Japanese Craft Beer Culture Microbrewery Revolution
Japan — post-1994 craft beer liberalisation; established brewery tradition from Meiji era
Japan's craft beer revolution began in 1994 when the government lowered the minimum annual production requirement for beer brewing licences from 2 million litres to 60,000 litres, immediately enabling small-scale microbrewery (ji-biru) establishment. Within a decade, hundreds of craft breweries opened, many attached to regional onsen towns, agricultural areas, and tourist destinations, producing beers incorporating local ingredients: yuzu, sake lees, shiso, sansho, wasabi, green tea, sakura, and locally grown hops. Japanese craft beer now spans sophisticated interpretations of European styles (particularly German, Belgian, and English traditions due to Meiji-era German brewing influence) and genuinely novel Japanese expressions.
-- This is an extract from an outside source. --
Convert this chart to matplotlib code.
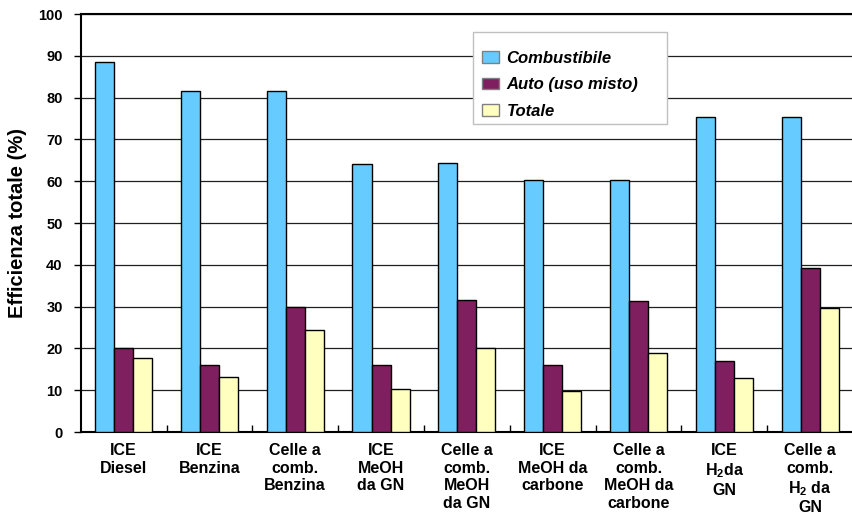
import numpy as np
import matplotlib
matplotlib.use("Agg")
import matplotlib.pyplot as plt
from matplotlib.patches import Rectangle

plt.rcParams['font.family'] = ['Liberation Sans', 'DejaVu Sans']
plt.rcParams['mathtext.fontset'] = 'custom'
plt.rcParams['mathtext.bf'] = 'Liberation Sans:bold'
plt.rcParams['mathtext.rm'] = 'Liberation Sans:bold'

categories = ["ICE\nDiesel", "ICE\nBenzina", "Celle a\ncomb.\nBenzina",
              "ICE\nMeOH\nda GN", "Celle a\ncomb.\nMeOH\nda GN",
              "ICE\nMeOH da\ncarbone", "Celle a\ncomb.\nMeOH da\ncarbone",
              "ICE\nH$_\\mathbf{2}$da\nGN", "Celle a\ncomb.\nH$_\\mathbf{2}$ da\nGN"]
combustibile = [88.5, 81.7, 81.7, 64.1, 64.3, 60.4, 60.4, 75.4, 75.4]
auto = [20.2, 16.1, 29.9, 16.1, 31.5, 16.1, 31.3, 17.1, 39.2]
totale = [17.8, 13.2, 24.3, 10.4, 20.2, 9.7, 19.0, 12.9, 29.6]
series_names = ["Combustibile", "Auto (uso misto)", "Totale"]
colors = ["#66CCFF", "#7F1F5F", "#FFFFC0"]

fig = plt.figure(figsize=(8.53, 5.22), dpi=100)
ax = fig.add_axes([0.0946, 0.1724, 1.0 - 0.0946, 0.973 - 0.1724])

x = np.arange(len(categories))
w = 0.222
for i, (vals, name, c) in enumerate(zip([combustibile, auto, totale], series_names, colors)):
    ax.bar(x + (i - 1) * w, vals, w, color=c, edgecolor='black', linewidth=1.0,
           label=name, zorder=3)

ax.set_xlim(-0.5, len(categories) - 0.5)
ax.set_ylim(0, 100)
ax.set_yticks(range(0, 101, 10))
ax.yaxis.grid(True, color='#202020', linewidth=0.9, zorder=0)
ax.set_axisbelow(True)

ax.spines['right'].set_visible(False)
for s in ['left', 'bottom', 'top']:
    ax.spines[s].set_linewidth(1.5)
    ax.spines[s].set_color('black')

ax.set_xticks(x)
ax.set_xticklabels(categories, fontsize=11.5, fontweight='bold', va='top', linespacing=1.22)
ax.tick_params(axis='x', length=0, pad=8)
ax.set_xticks(np.arange(0.5, len(categories) - 1, 1), minor=True)
ax.tick_params(axis='x', which='minor', direction='in', length=5, width=1)
ax.tick_params(axis='y', direction='out', length=5, width=1, labelsize=10.5, pad=8)
for lab in ax.get_yticklabels():
    lab.set_fontweight('bold')

ax.set_ylabel("Efficienza totale (%)", fontsize=14.5, fontweight='bold', labelpad=8)

# legend box (white, grey border) drawn separately, entries placed inside it
ax.add_patch(Rectangle((473 / 853, 1 - 124 / 522), 194 / 853, 92 / 522,
                       transform=fig.transFigure, facecolor='white', clip_on=False,
                       edgecolor='#C0C0C0', linewidth=1.0, zorder=5))
leg = ax.legend(loc='upper left', bbox_to_anchor=(482 / 853, 1 - 51 / 522),
                bbox_transform=fig.transFigure, frameon=False,
                prop={'size': 12, 'weight': 'bold', 'style': 'italic'},
                handlelength=1.0, handleheight=0.72, labelspacing=0.68,
                borderpad=0, handletextpad=0.46, borderaxespad=0)
leg.set_zorder(6)
for h in leg.legend_handles:
    h.set_edgecolor('#808080')

fig.savefig("out.png", dpi=100)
Key regional profiles: Yokohama's Bay Brewing scene, Kyoto's focus on traditional Japanese ingredients in modern styles, Hokkaido's access to premium malt barley and hops (Sorachi Ace hop variety was developed in Hokkaido and now used globally), Okinawan Orion as established regional lager transitioning craft, and the Kiuchi Brewery (Hitachino Nest) as Japan's first globally recognised craft brand. Japanese brewing precision: the same obsessive quality control applied to sake production translates to craft beer — consistent temperature fermentation, water chemistry adjustment, filtration precision. Japanese craft beer culture aligns with food pairing: breweries near seafood regions create sessions ales for raw shellfish; agricultural breweries create farmhouse ales for harvest cuisine.